24 Aralık 2007 Pazartesi


Laser Interferometer Gravitational-Wave Observatory

LIGO stands for Laser Interferometer Gravitational-Wave Observatory. Cofounded in 1992 by Kip Thorne and Ronald Drever of Caltech and Rainer Weiss of MIT, LIGO is a joint project between scientists at MIT and Caltech. It is sponsored by the National Science Foundation (NSF). At the cost of $365 million (in 2002 USD), it was the largest and most ambitious project ever funded by NSF (and still is as of 2007). The international LIGO Scientific Collaboration (LSC) is a growing group of researchers, some 400 individuals at roughly 40 institutions, working to analyze the data from LIGO and other detectors, and working toward more sensitive future detectors.

Control Center

LIGO's mission is to directly observe gravitational waves of cosmic origin. These waves were first predicted by Einstein's Theory of General Relativity in 1916, when the technology necessary for their detection did not yet exist. Gravitational waves were indirectly confirmed to exist when observations were made of the binary pulsar PSR 1913+16, for which the Nobel Prize was awarded to Hulse and Taylor in 1993.

Direct detection of gravitational waves has long been sought, for it would open up a new branch of astronomy to complement electromagnetic telescopes and neutrino observatories. Joseph Weber pioneered the effort to detect gravitational waves in the 1960s through his work on resonant mass bar detectors.Bar detectors continue to be used at six sites worldwide. By the 1970s, scientists including Rainer Weiss realized the applicability of laser interferometry to gravitational wave measurements.

In August 2002, LIGO began its search for cosmic gravitational waves. Emissions of gravitational waves are expected from binary systems (collisions and coalescences of neutron stars or black holes), supernova of massive stars (which form neutron stars and black holes), rotations of neutron stars with deformed crusts, and the remnants of gravitational radiation created by the birth of the universe. The observatory may in theory also observe more exotic currently hypothetical phenomena, such as gravitational waves caused by oscillating cosmic strings or colliding domain walls. Since the early 1990s, physicists have believed that technology is at the point where detection of gravitational waves—of significant astrophysical interest—is possible.

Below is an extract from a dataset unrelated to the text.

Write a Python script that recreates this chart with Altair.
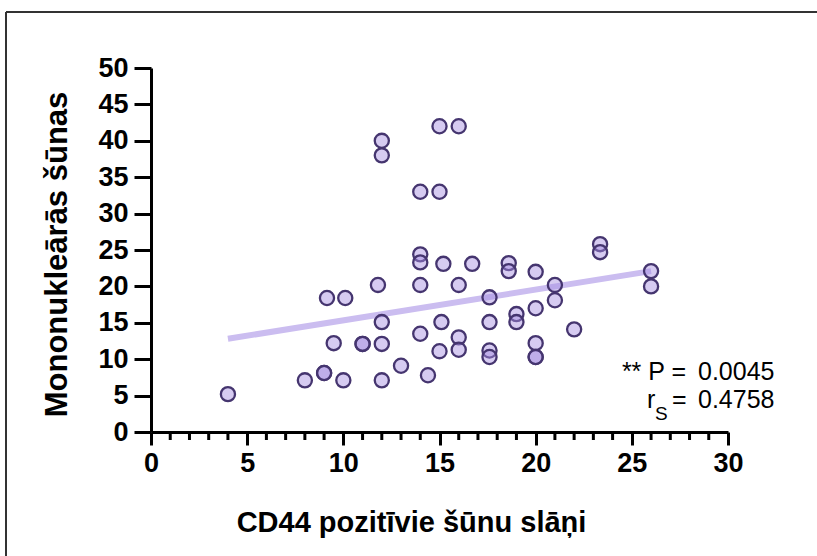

The European Gravitational Observatory

The European Gravitational Observatory or EGO is located in the countryside near Pisa in the Commune of Cascina. In order to ensure the long term scientific exploitation of the VIRGO interferometric antenna for gravitational waves detection as well as to foster European collaboration in this upcoming field, the VIRGO funding institutions (CNRS for France and INFN for Italy) have created a consortium called EGO (European Gravitational Observatory).

VIRGO is a 3 kilometer interferometer built through a French-Italian collaboration. This collaboration involves 11 laboratories in France and Italy and more than 150 scientists.

EGO is established under the Italian law. Its governing body is the Council composed of six members nominated by the funding institutions. The Council appoints a Director who is the legal representative and chief executive of EGO. The Scientific and Technical Advisory Committee advises the Council on scientific and technical activities carried out by the Consortium. It is composed of up to ten scientific personalities.